Issue 7
Editorial
Before the wound was dry, we started dreaming again. We started talking in a broken voice with the desire to get everything right and started writing with broken hands. No, no-one has imposed this responsibility, this need on us. No-one pays us, rewards us for this. By virtue of being born, and out of love do we feel this responsibility, and dream of a secular, progressive, democratic and open-minded global society.
However, the reality is that new wounds are inflicted on the old, and we break all over again. Any writer is the target of attacks on the charge of atheism in Bangladesh. From a baby of eight days to an elder of sixty years, no-one can be protected from rape and unwelcome sexual harassment. There is no proper investigation, nor are the culprits caught, and justice, reduced to withering fig leaves – that certainly is not served. Rather, pedophile rapists who are caught, are released by the courts due to investigative failings. The government is carrying out arbitrary extrajudicial killings in the name of “crossfire”. The desire to hold power under one-party rule is exceeding the many terrible dictatorships the world over. Desperately helpless, we are witnessing the relegation of the ideals of education, democracy, governance, and culture, to pawns of partisan politics, unable to bear any fruit. Collectively, these are turning Bangladesh away from democracy, effective economic freedom, and the possibility of surviving in the world’s competitive market of ideas.
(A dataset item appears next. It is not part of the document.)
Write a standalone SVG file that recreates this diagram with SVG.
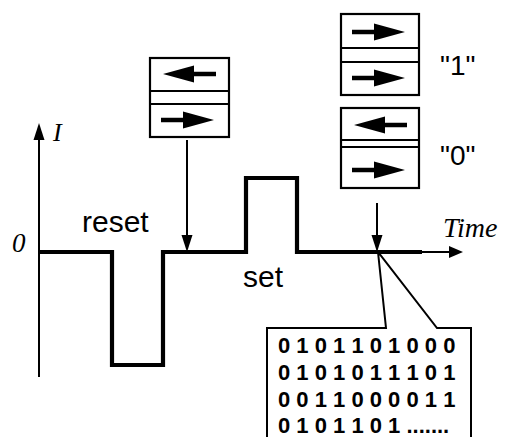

More salt is rubbed into our wounds as communal clashes erupt in India, with the federal government fanning the flames alongside regional party allies, to create the fertile ground for human and civil disaster. Moreover, the situation pertaining to Rohingyas and Myanmar is heating up. There is little hope of a positive outcome to the Rohingyas being forced on Bangladesh in this manner. The fear is that the situation in Afghanistan and Syria is being played out in the Indian subcontinent.
Broadening the lens, Islamophobia, the emergence of the great USA, socio-political volatility, unfair and inhuman trade practices that see low-cost trading between the West and the so-called developing countries, have left the world permanently facing a difficult and complex reality. This is but a matchstick for the engulfing spark of unrest, the complete opposite of a humanitarian-communist world. We hope that global politics will be truly committed to the human-democratic world system in opposition to imperialism and war plunder, and adopt policies and practices to that effect.
Shuddhashar has arrived at its 7th edition online. We would be delighted if we could publish an issue every month, for we believe that writing assists people to think. We want to continue the fight, to keep fighting, to create a democratic, secular, progressive, freethinking national and global society.